Cette guerre en Ukraine a été aussi fortement documentée par des histoires de vie, en Ukraine ou en Belgique : on ne parlait pas de "groupes de migrants" mais de "familles réfugiées", venues rejoindre qui un cousin, qui une tante... L'empathie vient plus facilement lorsqu'il y a personnification, lorsque l'on peut se projeter en quelque sorte dans des gens qui nous ressemblent. Car oui, les Ukrainiens, blancs et caucasiens, dont la culture est plus proche de la nôtre, dont on achète le blé et de nombreuses matières premières, nous semblent plus « compréhensibles », même s'ils ne parlent ni français, ni néerlandais. C'est le phénomène des neurones-miroirs qui se mettent en place : on peut presque parler d'un racisme positif par rapport à ceux que l'on estime nous ressembler, même inconsciemment. A culture égale, couleur de peau égale, difficultés égales, on donnera sa sympathie majoritairement à celui qui est le plus proche de nous en distance.
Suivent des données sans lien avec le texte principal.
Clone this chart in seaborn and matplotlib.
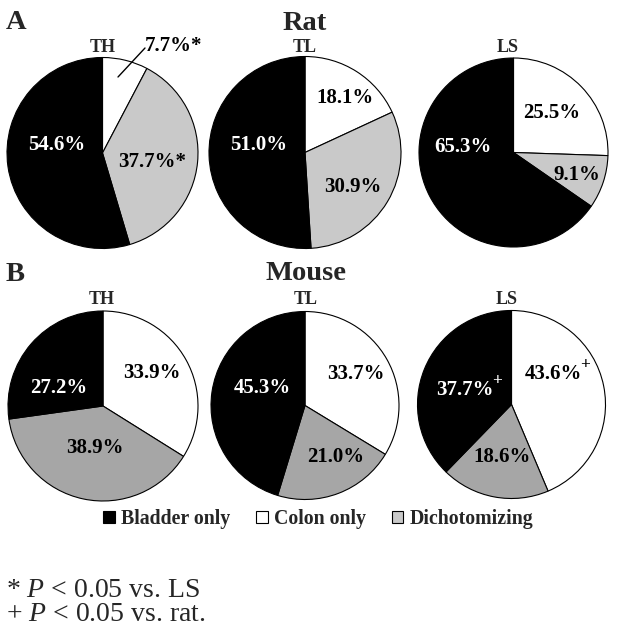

Pouvoirs publics et histoires de vie
Enfin, les pouvoirs publics, quels qu'ils soient, ont appelé massivement à la solidarité : les personnes qui ont aidé ont ainsi été "sublimées" par les politiques et mises en avant par les médias.
Comme on le disait, les réfugiés ukrainiens forment souvent des familles, il y a des hommes, des femmes, des enfants tandis que les réfugiés syriens ou de pays d'Afrique par exemple sont la plupart du temps des hommes seuls, dépersonnifiés.
Les médias qui décryptent mais décrivent aussi cette guerre et les arrivées des réfugiés ont un rôle crucial à jouer dans l'empathie envers tous les réfugiés. Même si leurs choix sont biaisés par ceux de la population, moins nombreuse à se sentir concernée par les conflits et les guerres au Moyen-Orient ou en Afrique.